**Goal:**
Repeat, exactly and in full, the lines of the listing below, but without any pictures.

<<<<

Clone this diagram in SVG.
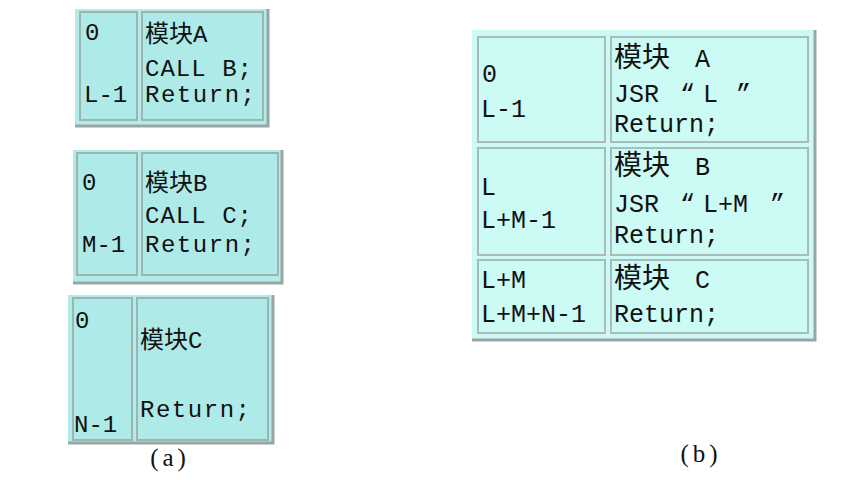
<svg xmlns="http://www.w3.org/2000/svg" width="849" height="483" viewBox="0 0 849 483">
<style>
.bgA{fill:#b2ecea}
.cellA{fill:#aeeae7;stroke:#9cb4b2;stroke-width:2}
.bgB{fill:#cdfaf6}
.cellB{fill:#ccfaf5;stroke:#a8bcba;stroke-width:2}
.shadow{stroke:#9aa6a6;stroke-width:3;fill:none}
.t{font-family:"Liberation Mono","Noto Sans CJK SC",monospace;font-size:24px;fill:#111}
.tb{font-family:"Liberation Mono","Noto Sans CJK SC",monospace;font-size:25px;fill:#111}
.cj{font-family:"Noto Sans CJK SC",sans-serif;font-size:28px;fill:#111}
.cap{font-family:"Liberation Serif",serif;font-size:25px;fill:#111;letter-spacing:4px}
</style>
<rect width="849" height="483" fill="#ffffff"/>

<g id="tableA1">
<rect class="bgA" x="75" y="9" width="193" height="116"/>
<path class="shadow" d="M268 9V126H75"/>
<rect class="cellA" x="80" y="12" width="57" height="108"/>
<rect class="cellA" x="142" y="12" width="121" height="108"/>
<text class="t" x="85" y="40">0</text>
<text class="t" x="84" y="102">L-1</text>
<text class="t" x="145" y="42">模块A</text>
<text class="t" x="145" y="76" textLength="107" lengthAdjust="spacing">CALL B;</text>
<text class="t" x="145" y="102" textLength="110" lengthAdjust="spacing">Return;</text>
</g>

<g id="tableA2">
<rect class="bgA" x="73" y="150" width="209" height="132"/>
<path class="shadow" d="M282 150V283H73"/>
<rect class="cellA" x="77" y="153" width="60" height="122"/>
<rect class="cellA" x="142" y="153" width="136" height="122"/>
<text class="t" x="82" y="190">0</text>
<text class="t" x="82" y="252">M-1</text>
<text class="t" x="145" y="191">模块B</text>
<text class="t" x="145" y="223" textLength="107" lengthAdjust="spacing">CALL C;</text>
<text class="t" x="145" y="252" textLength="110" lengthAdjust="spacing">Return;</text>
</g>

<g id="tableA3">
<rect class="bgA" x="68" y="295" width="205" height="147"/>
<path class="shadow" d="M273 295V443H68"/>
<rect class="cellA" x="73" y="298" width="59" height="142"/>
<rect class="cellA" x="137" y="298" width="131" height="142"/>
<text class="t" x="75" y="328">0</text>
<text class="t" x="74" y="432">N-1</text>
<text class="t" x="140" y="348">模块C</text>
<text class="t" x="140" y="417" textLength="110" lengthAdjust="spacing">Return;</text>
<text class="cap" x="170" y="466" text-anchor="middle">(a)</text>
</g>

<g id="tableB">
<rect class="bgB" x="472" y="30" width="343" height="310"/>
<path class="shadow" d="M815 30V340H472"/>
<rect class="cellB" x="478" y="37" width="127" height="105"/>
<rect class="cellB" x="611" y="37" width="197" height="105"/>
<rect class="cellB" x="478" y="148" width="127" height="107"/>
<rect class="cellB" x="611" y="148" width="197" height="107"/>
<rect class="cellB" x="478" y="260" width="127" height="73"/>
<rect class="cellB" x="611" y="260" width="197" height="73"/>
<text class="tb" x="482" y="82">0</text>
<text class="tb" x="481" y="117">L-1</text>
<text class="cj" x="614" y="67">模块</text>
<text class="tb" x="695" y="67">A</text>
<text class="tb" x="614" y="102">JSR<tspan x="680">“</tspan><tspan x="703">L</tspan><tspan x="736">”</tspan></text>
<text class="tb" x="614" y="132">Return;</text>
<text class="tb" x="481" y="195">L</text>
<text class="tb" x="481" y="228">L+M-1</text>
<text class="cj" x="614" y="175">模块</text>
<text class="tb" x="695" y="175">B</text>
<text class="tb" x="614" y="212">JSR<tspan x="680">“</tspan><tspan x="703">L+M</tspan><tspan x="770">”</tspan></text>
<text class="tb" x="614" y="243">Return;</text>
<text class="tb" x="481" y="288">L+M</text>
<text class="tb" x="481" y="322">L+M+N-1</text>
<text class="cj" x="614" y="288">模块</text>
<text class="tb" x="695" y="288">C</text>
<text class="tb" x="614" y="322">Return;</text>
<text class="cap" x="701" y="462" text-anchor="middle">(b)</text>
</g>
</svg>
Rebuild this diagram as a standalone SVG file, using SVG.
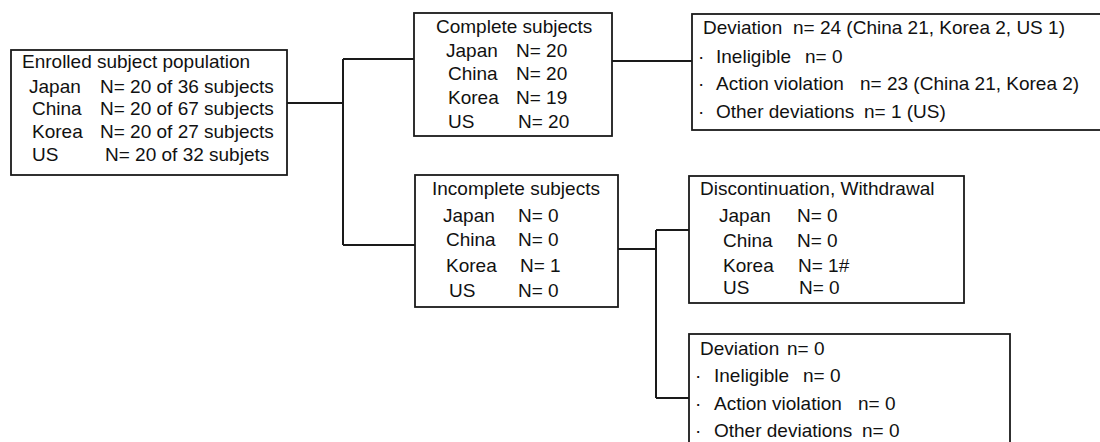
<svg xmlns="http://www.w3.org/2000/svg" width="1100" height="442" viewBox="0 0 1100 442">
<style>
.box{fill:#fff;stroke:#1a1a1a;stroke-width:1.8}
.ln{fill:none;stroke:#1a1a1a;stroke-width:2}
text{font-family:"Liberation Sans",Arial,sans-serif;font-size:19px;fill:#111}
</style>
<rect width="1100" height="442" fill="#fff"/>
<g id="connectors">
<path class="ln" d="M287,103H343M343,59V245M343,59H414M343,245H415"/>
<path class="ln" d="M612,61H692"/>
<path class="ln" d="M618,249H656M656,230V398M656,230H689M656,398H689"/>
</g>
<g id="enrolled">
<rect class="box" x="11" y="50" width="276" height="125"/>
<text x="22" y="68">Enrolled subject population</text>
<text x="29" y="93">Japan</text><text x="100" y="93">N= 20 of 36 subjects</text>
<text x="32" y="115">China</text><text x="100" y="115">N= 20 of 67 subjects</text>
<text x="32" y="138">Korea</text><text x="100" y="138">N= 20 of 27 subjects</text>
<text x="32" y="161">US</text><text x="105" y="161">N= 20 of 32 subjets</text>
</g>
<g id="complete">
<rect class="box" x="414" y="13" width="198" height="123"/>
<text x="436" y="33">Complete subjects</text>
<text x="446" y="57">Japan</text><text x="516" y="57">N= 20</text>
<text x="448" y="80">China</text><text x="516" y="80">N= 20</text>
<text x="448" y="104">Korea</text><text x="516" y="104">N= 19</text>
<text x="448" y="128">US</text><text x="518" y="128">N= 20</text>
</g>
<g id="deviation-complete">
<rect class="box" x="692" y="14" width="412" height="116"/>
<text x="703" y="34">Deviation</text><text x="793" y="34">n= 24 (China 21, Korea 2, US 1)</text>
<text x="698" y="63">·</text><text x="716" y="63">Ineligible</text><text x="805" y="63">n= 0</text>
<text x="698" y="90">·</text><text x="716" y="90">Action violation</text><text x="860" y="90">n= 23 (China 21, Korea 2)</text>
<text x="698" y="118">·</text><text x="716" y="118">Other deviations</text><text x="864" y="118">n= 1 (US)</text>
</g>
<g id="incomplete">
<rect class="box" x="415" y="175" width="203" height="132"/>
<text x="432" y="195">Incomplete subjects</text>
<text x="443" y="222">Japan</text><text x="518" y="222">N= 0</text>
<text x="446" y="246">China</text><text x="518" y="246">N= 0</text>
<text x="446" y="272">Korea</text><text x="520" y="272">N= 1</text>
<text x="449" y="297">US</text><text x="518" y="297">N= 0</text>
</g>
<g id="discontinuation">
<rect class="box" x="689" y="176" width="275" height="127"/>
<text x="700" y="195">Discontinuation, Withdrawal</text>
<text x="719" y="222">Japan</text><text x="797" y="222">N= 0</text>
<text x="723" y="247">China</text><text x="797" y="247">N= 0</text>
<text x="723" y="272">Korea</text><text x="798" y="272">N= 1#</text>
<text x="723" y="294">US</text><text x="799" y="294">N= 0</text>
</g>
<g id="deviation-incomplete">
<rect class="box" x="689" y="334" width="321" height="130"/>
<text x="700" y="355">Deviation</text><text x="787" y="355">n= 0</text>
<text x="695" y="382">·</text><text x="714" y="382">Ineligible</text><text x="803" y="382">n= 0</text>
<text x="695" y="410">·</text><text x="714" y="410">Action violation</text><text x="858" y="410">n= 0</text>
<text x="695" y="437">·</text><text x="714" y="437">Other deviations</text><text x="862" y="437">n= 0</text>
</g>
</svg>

>>>>

**Problem solution:**
Clone this diagram in SVG.
<svg xmlns="http://www.w3.org/2000/svg" width="849" height="483" viewBox="0 0 849 483">
<style>
.bgA{fill:#b2ecea}
.cellA{fill:#aeeae7;stroke:#9cb4b2;stroke-width:2}
.bgB{fill:#cdfaf6}
.cellB{fill:#ccfaf5;stroke:#a8bcba;stroke-width:2}
.shadow{stroke:#9aa6a6;stroke-width:3;fill:none}
.t{font-family:"Liberation Mono","Noto Sans CJK SC",monospace;font-size:24px;fill:#111}
.tb{font-family:"Liberation Mono","Noto Sans CJK SC",monospace;font-size:25px;fill:#111}
.cj{font-family:"Noto Sans CJK SC",sans-serif;font-size:28px;fill:#111}
.cap{font-family:"Liberation Serif",serif;font-size:25px;fill:#111;letter-spacing:4px}
</style>
<rect width="849" height="483" fill="#ffffff"/>

<g id="tableA1">
<rect class="bgA" x="75" y="9" width="193" height="116"/>
<path class="shadow" d="M268 9V126H75"/>
<rect class="cellA" x="80" y="12" width="57" height="108"/>
<rect class="cellA" x="142" y="12" width="121" height="108"/>
<text class="t" x="85" y="40">0</text>
<text class="t" x="84" y="102">L-1</text>
<text class="t" x="145" y="42">模块A</text>
<text class="t" x="145" y="76" textLength="107" lengthAdjust="spacing">CALL B;</text>
<text class="t" x="145" y="102" textLength="110" lengthAdjust="spacing">Return;</text>
</g>

<g id="tableA2">
<rect class="bgA" x="73" y="150" width="209" height="132"/>
<path class="shadow" d="M282 150V283H73"/>
<rect class="cellA" x="77" y="153" width="60" height="122"/>
<rect class="cellA" x="142" y="153" width="136" height="122"/>
<text class="t" x="82" y="190">0</text>
<text class="t" x="82" y="252">M-1</text>
<text class="t" x="145" y="191">模块B</text>
<text class="t" x="145" y="223" textLength="107" lengthAdjust="spacing">CALL C;</text>
<text class="t" x="145" y="252" textLength="110" lengthAdjust="spacing">Return;</text>
</g>

<g id="tableA3">
<rect class="bgA" x="68" y="295" width="205" height="147"/>
<path class="shadow" d="M273 295V443H68"/>
<rect class="cellA" x="73" y="298" width="59" height="142"/>
<rect class="cellA" x="137" y="298" width="131" height="142"/>
<text class="t" x="75" y="328">0</text>
<text class="t" x="74" y="432">N-1</text>
<text class="t" x="140" y="348">模块C</text>
<text class="t" x="140" y="417" textLength="110" lengthAdjust="spacing">Return;</text>
<text class="cap" x="170" y="466" text-anchor="middle">(a)</text>
</g>

<g id="tableB">
<rect class="bgB" x="472" y="30" width="343" height="310"/>
<path class="shadow" d="M815 30V340H472"/>
<rect class="cellB" x="478" y="37" width="127" height="105"/>
<rect class="cellB" x="611" y="37" width="197" height="105"/>
<rect class="cellB" x="478" y="148" width="127" height="107"/>
<rect class="cellB" x="611" y="148" width="197" height="107"/>
<rect class="cellB" x="478" y="260" width="127" height="73"/>
<rect class="cellB" x="611" y="260" width="197" height="73"/>
<text class="tb" x="482" y="82">0</text>
<text class="tb" x="481" y="117">L-1</text>
<text class="cj" x="614" y="67">模块</text>
<text class="tb" x="695" y="67">A</text>
<text class="tb" x="614" y="102">JSR<tspan x="680">“</tspan><tspan x="703">L</tspan><tspan x="736">”</tspan></text>
<text class="tb" x="614" y="132">Return;</text>
<text class="tb" x="481" y="195">L</text>
<text class="tb" x="481" y="228">L+M-1</text>
<text class="cj" x="614" y="175">模块</text>
<text class="tb" x="695" y="175">B</text>
<text class="tb" x="614" y="212">JSR<tspan x="680">“</tspan><tspan x="703">L+M</tspan><tspan x="770">”</tspan></text>
<text class="tb" x="614" y="243">Return;</text>
<text class="tb" x="481" y="288">L+M</text>
<text class="tb" x="481" y="322">L+M+N-1</text>
<text class="cj" x="614" y="288">模块</text>
<text class="tb" x="695" y="288">C</text>
<text class="tb" x="614" y="322">Return;</text>
<text class="cap" x="701" y="462" text-anchor="middle">(b)</text>
</g>
</svg>
Rebuild this diagram as a standalone SVG file, using SVG.
<svg xmlns="http://www.w3.org/2000/svg" width="1100" height="442" viewBox="0 0 1100 442">
<style>
.box{fill:#fff;stroke:#1a1a1a;stroke-width:1.8}
.ln{fill:none;stroke:#1a1a1a;stroke-width:2}
text{font-family:"Liberation Sans",Arial,sans-serif;font-size:19px;fill:#111}
</style>
<rect width="1100" height="442" fill="#fff"/>
<g id="connectors">
<path class="ln" d="M287,103H343M343,59V245M343,59H414M343,245H415"/>
<path class="ln" d="M612,61H692"/>
<path class="ln" d="M618,249H656M656,230V398M656,230H689M656,398H689"/>
</g>
<g id="enrolled">
<rect class="box" x="11" y="50" width="276" height="125"/>
<text x="22" y="68">Enrolled subject population</text>
<text x="29" y="93">Japan</text><text x="100" y="93">N= 20 of 36 subjects</text>
<text x="32" y="115">China</text><text x="100" y="115">N= 20 of 67 subjects</text>
<text x="32" y="138">Korea</text><text x="100" y="138">N= 20 of 27 subjects</text>
<text x="32" y="161">US</text><text x="105" y="161">N= 20 of 32 subjets</text>
</g>
<g id="complete">
<rect class="box" x="414" y="13" width="198" height="123"/>
<text x="436" y="33">Complete subjects</text>
<text x="446" y="57">Japan</text><text x="516" y="57">N= 20</text>
<text x="448" y="80">China</text><text x="516" y="80">N= 20</text>
<text x="448" y="104">Korea</text><text x="516" y="104">N= 19</text>
<text x="448" y="128">US</text><text x="518" y="128">N= 20</text>
</g>
<g id="deviation-complete">
<rect class="box" x="692" y="14" width="412" height="116"/>
<text x="703" y="34">Deviation</text><text x="793" y="34">n= 24 (China 21, Korea 2, US 1)</text>
<text x="698" y="63">·</text><text x="716" y="63">Ineligible</text><text x="805" y="63">n= 0</text>
<text x="698" y="90">·</text><text x="716" y="90">Action violation</text><text x="860" y="90">n= 23 (China 21, Korea 2)</text>
<text x="698" y="118">·</text><text x="716" y="118">Other deviations</text><text x="864" y="118">n= 1 (US)</text>
</g>
<g id="incomplete">
<rect class="box" x="415" y="175" width="203" height="132"/>
<text x="432" y="195">Incomplete subjects</text>
<text x="443" y="222">Japan</text><text x="518" y="222">N= 0</text>
<text x="446" y="246">China</text><text x="518" y="246">N= 0</text>
<text x="446" y="272">Korea</text><text x="520" y="272">N= 1</text>
<text x="449" y="297">US</text><text x="518" y="297">N= 0</text>
</g>
<g id="discontinuation">
<rect class="box" x="689" y="176" width="275" height="127"/>
<text x="700" y="195">Discontinuation, Withdrawal</text>
<text x="719" y="222">Japan</text><text x="797" y="222">N= 0</text>
<text x="723" y="247">China</text><text x="797" y="247">N= 0</text>
<text x="723" y="272">Korea</text><text x="798" y="272">N= 1#</text>
<text x="723" y="294">US</text><text x="799" y="294">N= 0</text>
</g>
<g id="deviation-incomplete">
<rect class="box" x="689" y="334" width="321" height="130"/>
<text x="700" y="355">Deviation</text><text x="787" y="355">n= 0</text>
<text x="695" y="382">·</text><text x="714" y="382">Ineligible</text><text x="803" y="382">n= 0</text>
<text x="695" y="410">·</text><text x="714" y="410">Action violation</text><text x="858" y="410">n= 0</text>
<text x="695" y="437">·</text><text x="714" y="437">Other deviations</text><text x="862" y="437">n= 0</text>
</g>
</svg>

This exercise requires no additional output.